The American Firebrick Company, according to Swallow’s research, was founded in Spokane in 1902, one year before the J.C. White House was built.

“So the bricks used in the White House were some of the first bricks this company ever sold,” he said.

“That brickwork was so interesting,” Babcock agreed. “If you look at it closer, the ‘S’s are backward ... We don’t know why.”

Not yet, anyway. Babcock said Museum staff will evaluate the artifacts for clues that might help historians paint a clearer picture of Coeur d’Alene’s past. The J.C. White House is one of the last original homes in the area. Built in the wilder heydays of Coeur d’Alene’s infancy, its continued presence on Sherman Avenue represented a bridge between the past and the present. Now, as staff and organizers prepare to one day open the White House as the new Museum of North Idaho home, they plan for the historical legend to eventually become a bridge between the past and the future.

To do that, however, Babcock stressed there’s plenty of work still to be done.

“We do need to winterize it, first and foremost,” she said. “We were in kind of a hurry-up-and-wait mode for a while. We were kind of waiting for [the White House] to arrive, and it was worth the wait. But now we need to winterize it and do some minor repairs.”

Some of those repairs were the result of a nerve-wracking, 11-block move.

“We definitely had a little bit of damage from [brushing against] the trees,” Babcock said. “What we were really looking out for was the release [from its reinforcement beams]. They had to install some wood on the walls and brace the walls for the move. They had to reinforce the beams. And the house needed some work anyway. We’ll obviously do some interior and exterior renovations. We’re rebuilding the porch because it was a characteristic everyone enjoyed.”

She added that all things being equal, the house survived the move in great shape.

“The paint got a little scratched up in places,” she said. “I think we lost a little piece of the roof. But it needed a new paint job. It needed a new roof. What I was really worried about were the windows: I thought, ‘Oh, my gosh, please don’t let any of those windows break.’ Those windows have some gorgeous craftsmanship to them. So I was very happy when it was over.”

One of the mysteries of early 20th century Coeur d’Alene culture was one Babcock said she already knew but never thought about until helping prepare to turn the White House into a museum.

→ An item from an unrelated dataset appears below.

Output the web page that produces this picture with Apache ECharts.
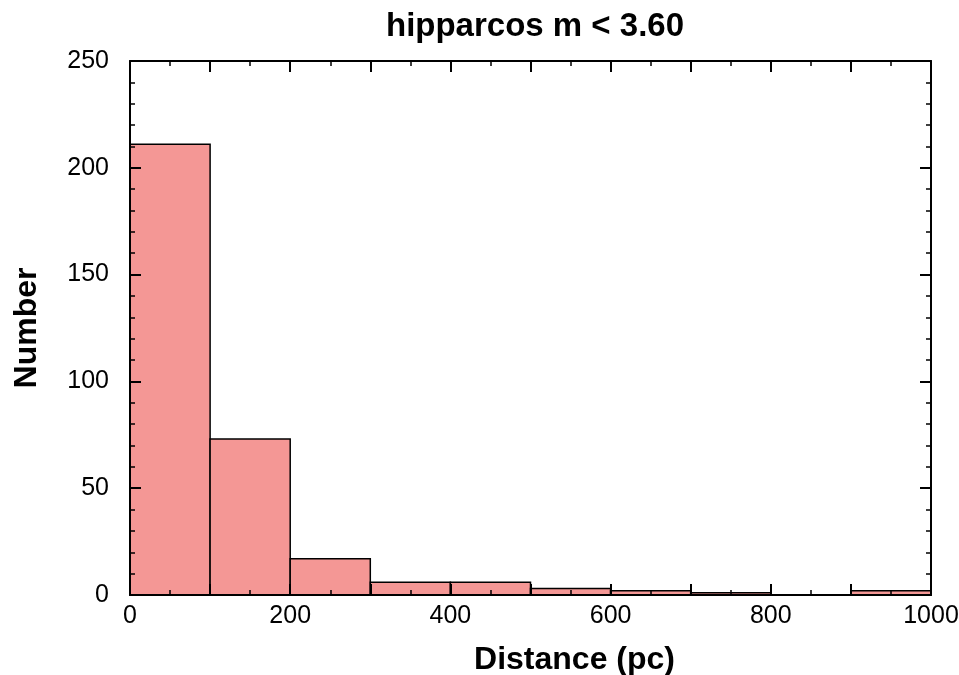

“It only has one bathroom,” she said. “All those bedrooms, and they only had one bathroom ... So we have to install some public bathrooms on both floors ... And the building doesn’t have any heat, not in the galleries. We have some [heat] in the office spaces, but we obviously can’t open unless we get the heat going. As we’ve learned these past few months, it can get cold here in North Idaho.”

While moving the historic house was an attempt to hold onto Coeur d’Alene’s past, organizers recognize they’re pressed with a demanding future. Museum staff is required to occupy the space by December 2020. Babcock said the current timetable is to have a fully functioning realization of the Museum’s new home by January 2023.